May is the last comfortable month before hurricane season. If you start the contractor selection process in April, you can typically have a new roof installed by mid-to-late May. Cutting it closer than that risks having the project straddling the June 1 hurricane season start, which adds weather-risk stress to an already stressful project.
June - November: Hurricane Season
Replacement during hurricane season is not ideal but sometimes necessary. The risks are real: a tear-off that exposes your decking during an approaching tropical system, daily afternoon thunderstorms that interrupt work and can damage exposed areas, and extreme heat that makes rooftop conditions dangerous for workers.

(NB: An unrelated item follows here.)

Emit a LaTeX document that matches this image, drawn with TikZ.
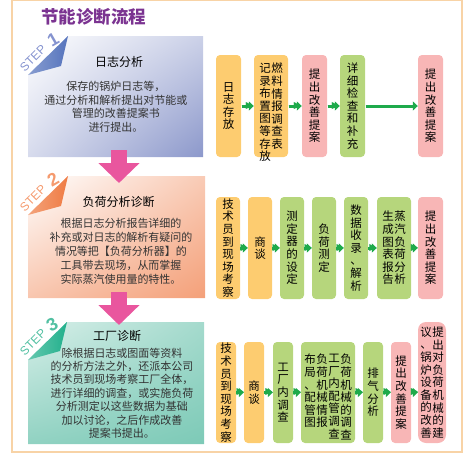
\documentclass[tikz,border=0pt]{standalone}
\usepackage{fontspec}
\setmainfont{Noto Sans CJK SC}
\newfontfamily\latinsans{Liberation Sans}
\newfontfamily\dejavu{DejaVu Sans}
\usetikzlibrary{arrows.meta,shadings}
\definecolor{framec}{HTML}{F8D3A6}
\definecolor{titlec}{HTML}{7B3391}
\definecolor{boxo}{HTML}{FDCC70}
\definecolor{boxp}{HTML}{F8B6B6}
\definecolor{boxg}{HTML}{B6D67C}
\definecolor{arrowgreen}{RGB}{30,170,75}
\definecolor{arrp}{HTML}{E9569E}
\definecolor{bodyc}{HTML}{333333}
\definecolor{bluec}{HTML}{8C98CB}
\definecolor{bluefold}{HTML}{5674BD}
\definecolor{bluestep}{HTML}{8593CF}
\definecolor{oranc}{HTML}{F4A079}
\definecolor{oranfold}{HTML}{EF7B43}
\definecolor{oranstep}{HTML}{F59A6E}
\definecolor{tealc}{HTML}{7DCAB7}
\definecolor{tealfold}{HTML}{22B08C}
\definecolor{tealstep}{HTML}{52C0A2}
\def\vstackaux#1{\ifx\relax#1\else\hbox to 1em{\hss#1\hss}\expandafter\vstackaux\fi}
\newcommand\vt[1]{\vbox{\baselineskip=12.6pt\lineskiplimit=-100pt\relax\vstackaux#1\relax}}
\newcommand\garrowtext[1]{\textcolor{arrowgreen}{$\vcenter{\hbox{\rule{#1}{3pt}}}\kern-0.8pt\vcenter{\hbox{\dejavu\fontsize{9.5}{9.5}\selectfont ▶}}$}}
\tikzset{
  ob/.style={fill=boxo,rounded corners=4pt,inner sep=0pt,font=\fontsize{11.5}{12.6}\selectfont},
  pb/.style={fill=boxp,rounded corners=4pt,inner sep=0pt,font=\fontsize{11.5}{12.6}\selectfont},
  gb/.style={fill=boxg,rounded corners=4pt,inner sep=0pt,font=\fontsize{11.5}{12.6}\selectfont},
  coltext/.style={inner sep=0pt,anchor=north,font=\fontsize{11.5}{12.6}\selectfont},
  colmid/.style={inner sep=0pt,font=\fontsize{11.5}{12.6}\selectfont},
  garrow/.style={draw=arrowgreen,line width=3pt,shorten <=0.5pt,-{Triangle[length=5pt,width=9pt]}},
  gtip/.style={inner sep=0pt,outer sep=0pt},
  parrow/.style={draw=arrp,line width=16pt,-{Triangle[length=20pt,width=40pt]}},
  ptitle/.style={inner sep=0pt,font=\fontsize{12}{14}\selectfont,text=black},
  pbody/.style={inner sep=0pt,align=center,text=bodyc},
  steptxt/.style={inner sep=0pt,rotate=45,font=\latinsans\fontsize{12}{12}\selectfont},
  stepnum/.style={inner sep=0pt,rotate=30,font=\latinsans\bfseries\fontsize{18}{18}\selectfont},
}
\begin{document}
\begin{tikzpicture}[x=1pt,y=-1pt]
\useasboundingbox (0,0) rectangle (472,458);
% frame
\draw[framec,line width=1.2pt] (12,0.6) rectangle (462,452);
% title
\node[inner sep=0pt,text=titlec,font=\bfseries\fontsize{17.5}{18}\selectfont] (title) at (94,17) {节能诊断流程};

% ---------- panel 1
\shade[upper left=white,upper right=bluec!45,lower left=bluec!35,lower right=bluec]
  (68,36) -- (203,36) -- (203,157) -- (28,157) -- (28,75) -- cycle;
\shade[left color=bluefold!70,right color=bluefold] (68,36) -- (61,66) -- (28,75) -- cycle;
\node[steptxt,text=bluestep] (s1) at (33,58) {STEP};
\node[stepnum,text=bluestep] (n1) at (53,40) {1};
\node[ptitle] (p1t) at (119,62) {日志分析};
\node[pbody,font=\fontsize{11}{13.5}\selectfont] (p1b) at (116,107) {保存的锅炉日志等，\\通过分析和解析提出对节能或\\管理的改善提案书\\进行提出。};

% ---------- panel 2
\shade[upper left=white,upper right=oranc!55,lower left=oranc!60,lower right=oranc]
  (68,176) -- (205,176) -- (205,298) -- (28,298) -- (28,215) -- cycle;
\shade[left color=oranfold!70,right color=oranfold] (68,176) -- (61,206) -- (28,215) -- cycle;
\node[steptxt,text=oranstep] (s2) at (33,198) {STEP};
\node[stepnum,text=oranstep] (n2) at (53,180) {2};
\node[ptitle] (p2t) at (118.5,202) {负荷分析诊断};
\node[pbody,font=\fontsize{11}{14}\selectfont] (p2b) at (121,251) {根据日志分析报告详细的\\补充或对日志的解析有疑问的\\情况等把【负荷分析器】的\\工具带去现场，从而掌握\\实际蒸汽使用量的特性。};

% ---------- panel 3
\shade[upper left=tealc!30,upper right=tealc!70,lower left=tealc!85,lower right=tealc]
  (67,322) -- (204,322) -- (204,444) -- (28,444) -- (28,360) -- cycle;
\shade[left color=tealfold!70,right color=tealfold] (67,322) -- (60,351) -- (28,360) -- cycle;
\node[steptxt,text=tealstep] (s3) at (33,342) {STEP};
\node[stepnum,text=tealstep] (n3) at (52,325) {3};
\node[ptitle] (p3t) at (117,336) {工厂诊断};
\node[pbody,font=\fontsize{11}{13.4}\selectfont] (p3b) at (122,393) {除根据日志或图面等资料\\的分析方法之外，还派本公司\\技术员到现场考察工厂全体，\\进行详细的调查，或实施负荷\\分析测定以这些数据为基础\\加以讨论，之后作成改善\\提案书提出。};

% pink arrows
\coordinate (a1s) at (119,150); \coordinate (a1e) at (119,183);
\coordinate (a2s) at (119,292); \coordinate (a2e) at (119,325);
\draw[parrow] (a1s) -- (a1e);
\draw[parrow] (a2s) -- (a2e);

% ---------- row 1
\node[ob,minimum width=25pt,minimum height=102pt] (r1a) at (228.5,106) {\vt{日志存放}};
\node[ob,minimum width=34pt,minimum height=102pt] (r1b) at (271,106) {};
\node[coltext] (r1b1) at (277,63) {\vt{燃料情报调查表}};
\node[coltext] (r1b2) at (265,63) {\vt{记录布置图等存放}};
\node[pb,minimum width=25pt,minimum height=102pt] (r1c) at (314.5,106) {\vt{提出改善提案}};
\node[gb,minimum width=25pt,minimum height=102pt] (r1d) at (352.5,106) {\vt{详细检查和补充}};
\node[pb,minimum width=25pt,minimum height=102pt] (r1e) at (430.5,106) {\vt{提出改善提案}};
\draw[garrow] (r1a.east) -- (r1b.west);
\draw[garrow] (r1b.east) -- (r1c.west);
\draw[garrow] (r1c.east) -- (r1d.west);
\draw[garrow] (r1d.east) -- (r1e.west);
\node[gtip] (t11) at (247.5,106) {\garrowtext{5pt}};
\node[gtip] (t12) at (295,106) {\garrowtext{6pt}};
\node[gtip] (t13) at (333.5,106) {\garrowtext{5pt}};

% ---------- row 2
\node[ob,minimum width=24pt,minimum height=102pt] (r2a) at (228,248) {\vt{技术员到现场考察}};
\node[ob,minimum width=24pt,minimum height=102pt] (r2b) at (260,248) {\vt{商谈}};
\node[gb,minimum width=24pt,minimum height=102pt] (r2c) at (292,248) {\vt{测定器的设定}};
\node[gb,minimum width=24pt,minimum height=102pt] (r2d) at (324,248) {\vt{负荷测定}};
\node[gb,minimum width=24pt,minimum height=102pt] (r2e) at (356,248) {\vt{数据收录、解析}};
\node[gb,minimum width=34pt,minimum height=102pt] (r2f) at (394,248) {};
\node[colmid] (r2f1) at (400,248) {\vt{蒸汽负荷分析}};
\node[colmid] (r2f2) at (388,248) {\vt{生成图表报告}};
\node[pb,minimum width=25pt,minimum height=102pt] (r2g) at (430.5,248) {\vt{提出改善提案}};
\draw[garrow] (r2a.east) -- (r2b.west);
\draw[garrow] (r2b.east) -- (r2c.west);
\draw[garrow] (r2c.east) -- (r2d.west);
\draw[garrow] (r2d.east) -- (r2e.west);
\draw[garrow] (r2e.east) -- (r2f.west);
\draw[garrow] (r2f.east) -- (r2g.west);
\node[gtip] (t21) at (244,248) {\garrowtext{1.5pt}};
\node[gtip] (t22) at (276,248) {\garrowtext{1.5pt}};
\node[gtip] (t23) at (308,248) {\garrowtext{1.5pt}};
\node[gtip] (t24) at (340,248) {\garrowtext{1.5pt}};
\node[gtip] (t25) at (372.5,248) {\garrowtext{2pt}};
\node[gtip] (t26) at (414.5,248) {\garrowtext{1pt}};

% ---------- row 3
\node[ob,minimum width=20pt,minimum height=101pt] (r3a) at (226,392.5) {\vt{技术员到现场考察}};
\node[ob,minimum width=20pt,minimum height=101pt] (r3b) at (254,392.5) {\vt{商谈}};
\node[gb,minimum width=20pt,minimum height=101pt] (r3c) at (283,392.5) {\vt{工厂内调查}};
\node[gb,minimum width=54pt,minimum height=101pt] (r3d) at (328,392.5) {};
\node[coltext] (r3d1) at (346,354) {\vt{负荷机械的调查}};
\node[coltext] (r3d2) at (334,354) {\vt{工厂内配管调查}};
\node[coltext] (r3d3) at (322,354) {\vt{负荷机械情报}};
\node[coltext] (r3d4) at (310,354) {\vt{布局、配管图}};
\node[gb,minimum width=20pt,minimum height=101pt] (r3e) at (373,392.5) {\vt{排气分析}};
\node[pb,minimum width=20pt,minimum height=101pt] (r3f) at (401,392.5) {\vt{提出改善提案}};
\node[pb,rounded corners=8pt,minimum width=28pt,minimum height=121pt] (r3g) at (432,382.5) {};
\node[colmid] (r3g1) at (438,382.5) {\vt{提出对负荷机械的建}};
\node[colmid] (r3g2) at (426,382.5) {\vt{议、锅炉设备的改善}};
\draw[garrow] (r3a.east) -- (r3b.west);
\draw[garrow] (r3b.east) -- (r3c.west);
\draw[garrow] (r3c.east) -- (r3d.west);
\draw[garrow] (r3d.east) -- (r3e.west);
\draw[garrow] (r3e.east) -- (r3f.west);
\draw[garrow] (r3f.east) -- (r3f.east -| r3g.west);
\node[gtip] (t31) at (240,392.5) {\garrowtext{1.5pt}};
\node[gtip] (t32) at (268.5,392.5) {\garrowtext{2pt}};
\node[gtip] (t33) at (297,392.5) {\garrowtext{1.5pt}};
\node[gtip] (t34) at (359,392.5) {\garrowtext{1.5pt}};
\node[gtip] (t35) at (387,392.5) {\garrowtext{1.5pt}};
\node[gtip] (t36) at (414.5,392.5) {\garrowtext{1pt}};
\end{tikzpicture}
\end{document}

After a major hurricane, the market inverts. Demand explodes, prices spike 15-40%, wait times stretch to weeks or months, and out-of-area contractors flood the market. If your roof was damaged by the storm, you may have no choice. But if your replacement was planned, post-hurricane timing is the most expensive and least convenient option.
December: Transition Month
December is a reasonable month for replacement. Hurricane season is over, holiday schedules may create crew gaps, and pricing is moderate. The main consideration is holiday disruption to both your schedule and the contractor's. Many crews take time off between Christmas and New Year, so a mid-December start works better than a late-December start.
Pricing Variation by Season
The annual pricing cycle on the Gulf Coast follows demand. Winter (January-March) pricing is typically 5-15% below the annual average. Spring (April-May) pricing is at the average. Summer (June-August) pricing is 5-10% above average due to daily storm delays and heat-related productivity losses. Post-hurricane pricing (when a major storm hits) can be 15-40% above average due to demand surge.
On a $15,000 roof replacement, seasonal pricing variation means a difference of $750-$2,250. That is real money, but it should not override safety considerations. If your roof cannot safely survive another hurricane season, paying a summer premium is better than gambling on a catastrophic storm event.
Making the Timing Decision
If you have scheduling flexibility, target January through March for the best combination of price, availability, quality conditions, and pre-storm-season completion. Begin the contractor selection process in November or December, sign a contract by early January, and aim for February or March installation.
If your roof is actively compromised, do not wait for the optimal season. A leaking roof, an insurance non-renewal deadline, or a home sale timeline all override seasonal pricing optimization. The cost of deferral (structural damage, insurance consequences, deal complications) exceeds any seasonal savings.
It is October. Your roof inspection says 1-2 years of remaining life. Hurricane season ends November 30. Should you replace now or wait until January?
Reveal answer
Wait until January if the roof can safely make it through the next two months. October-November still carries hurricane risk, and contractors may be handling post-storm work from the current season. A January start gives you optimal pricing, full contractor attention, and completion well before next hurricane season. However, if the inspection identified active leaks or specific vulnerabilities that could fail in a storm, address those with targeted repairs now and plan the full replacement for January.
Frequently Asked Questions
- Can you replace a roof in the summer on the Gulf Coast?
- Yes, but there are trade-offs. Summer offers long daylight hours for work, but afternoon thunderstorms are almost daily on the Gulf Coast from June through September. Crews must plan around storms and may lose productive hours to weather delays. Extreme heat (130-170 degrees F on the roof surface) is also a worker safety concern. Summer installation works but requires experienced crews who know how to manage Gulf Coast summer conditions.
- Is it cheaper to replace a roof in winter?
- Generally yes, by 5-15%. January through early March is the slowest season for Gulf Coast roofers. Contractors are more willing to negotiate on pricing to keep crews busy. Material availability is also better because demand is lower. The savings are modest but real, and the improved contractor availability means more scheduling flexibility.
- Should I wait until after hurricane season to replace?
- Only if your current roof can safely survive another season. If your roof is at end of life, going through hurricane season with a compromised roof is a significant gamble. The post-hurricane-season window (November-December) is popular for replacements, which means higher demand and potentially higher prices. If the roof needs replacing, do it before hurricane season, not after.
- Does temperature affect shingle installation quality?
- Yes. Asphalt shingles need warmth to seal properly. The adhesive strip on shingles requires temperatures above 40-45 degrees F to activate. On the Gulf Coast, temperatures rarely stay below this threshold for extended periods, but winter installations may take longer for the seal strips to fully bond. Summer installations seal quickly but can be harder to work with because heat makes shingles more pliable and prone to scuffing.